一方で、これら“不祥事やトラブル”に関する世間の一般的なイメージは、TVドラマ「半沢直樹」に登場するような悪徳社員と取引先間のみに発生するもの、あるいは一部の大企業に限られた“特殊な事件、事故”という他人事という認識ではないだろうか。
しかし、下記の都内中小企業に対し、発注元企業とのトラブルの有無を確認した調査によると、「トラブルは起きていない」と回答している割合は全体の78.6%にとどまり、何らかのトラブルが発生しているという企業は一定数存在している1。この調査からも取引先とのトラブルは決して“他人事”ではなく、常に“自分事”としてとらえたうえで、トラブル防止に向けた取り組みが肝要といえる。
1 「トラブルは起きていない」78.6%、「無回答」6.8%のため、14.6%(=100%-78.6%-6.8%)、すなわち6~7社に1社の割合で、何らかのトラブルがあったと回答していると推測される。
【図表-2】BtoB取引におけるトラブルの発生状況
(注)東京都内の中小企業に対し、得意先(発注元企業)と最近1年間の取引で起きたトラブルを訪ねたもの。有効回答数899社。

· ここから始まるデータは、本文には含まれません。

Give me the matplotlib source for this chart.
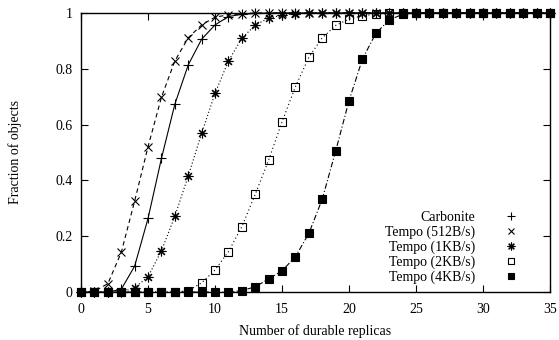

(出典) 公益財団法人東京都中小企業振興公社「平成30年度 取引状況実態調査報告書」
日本能率協会総合研究所では、これまで20年以上にわたり、コンプライアンスをテーマとした従業員向けの意識調査を支援してきた。そこで蓄積されたノウハウに、民間企業や官公庁に対してヒアリングを重ね、身近な下請法をはじめとする取引上のリスク把握や自社担当部署での行動規範などに対する意識把握を盛り込んだ、『取引先意識調査(サプライチェーンサーベイ)』プログラムを開発した。以下では、そのプログラムにおける、外部委託先管理における調査視点をいくつか紹介する。
外部委託先に対する管理の調査視点については、図表-1で示した各リスクに留意しつつ、①外部委託先の業務実施状況に関する事項、②発注側(委託元)における委託先管理に対する事項、に分けて行うことがポイントである。
具体的には、①外部委託先の業務実施状況に関する事項では、外部委託先に対して、自社の社員(主に内部監査人あるいは監査スタッフ)自ら、あるいは専門の調査機関への調査委託を通したモニタリングが重要といえる。ただし、自社スタッフ、専門調査機関を問わず、これらの調査実施には、外部委託先との契約において調査・監査権を含む条項を盛り込んでおく必要がある点に注意が必要である。
その他の手法としては、外部委託先が実施している内部監査報告書等を徴求し、リスクの内容を精査する方法が考えれる。ただし、委託先企業により監査レベルに差があるため、場合によっては不足分の追加調査を要望する必要が想定される。
次に、②発注側(委託元)の委託先管理に対する事項では、(1)委託先への委託業務内容や品質管理が定められているか、(2)委託先との連絡窓口が決まっており担当部署が明確になっているか、(3)委託先に対する評価指標が適切に設定・運用されているか、(4)委託先に対する評価指標をモニタリングし、その状況に応じた改善要求などを検討しているか、(5)これらの調査結果を関係各部で共有し、成功事例や失敗事例を基に議論することで全社的に外部委託先のリスク管理を高度化しているか、といった点が挙げられる。
もっとも、これらのモニタリングは、多くの外部委託先を抱える企業にとっては、限られた社内リソースだけで実施することは容易ではない。そこで、外部専門機関を活用し、定期的なモニタリングの有効性担保することが不可欠といえる。
日本能率協会総合研究所は、このようなプログラムの提供を通して、適切な外部委託先管理を実施することで、より強固なサプライチェーン・マネジメントを構築し、SDGs、ESG投資という新たな社会的要請が求めれる企業の成長を支えるとともに、日本経済の発展に貢献することを目指している。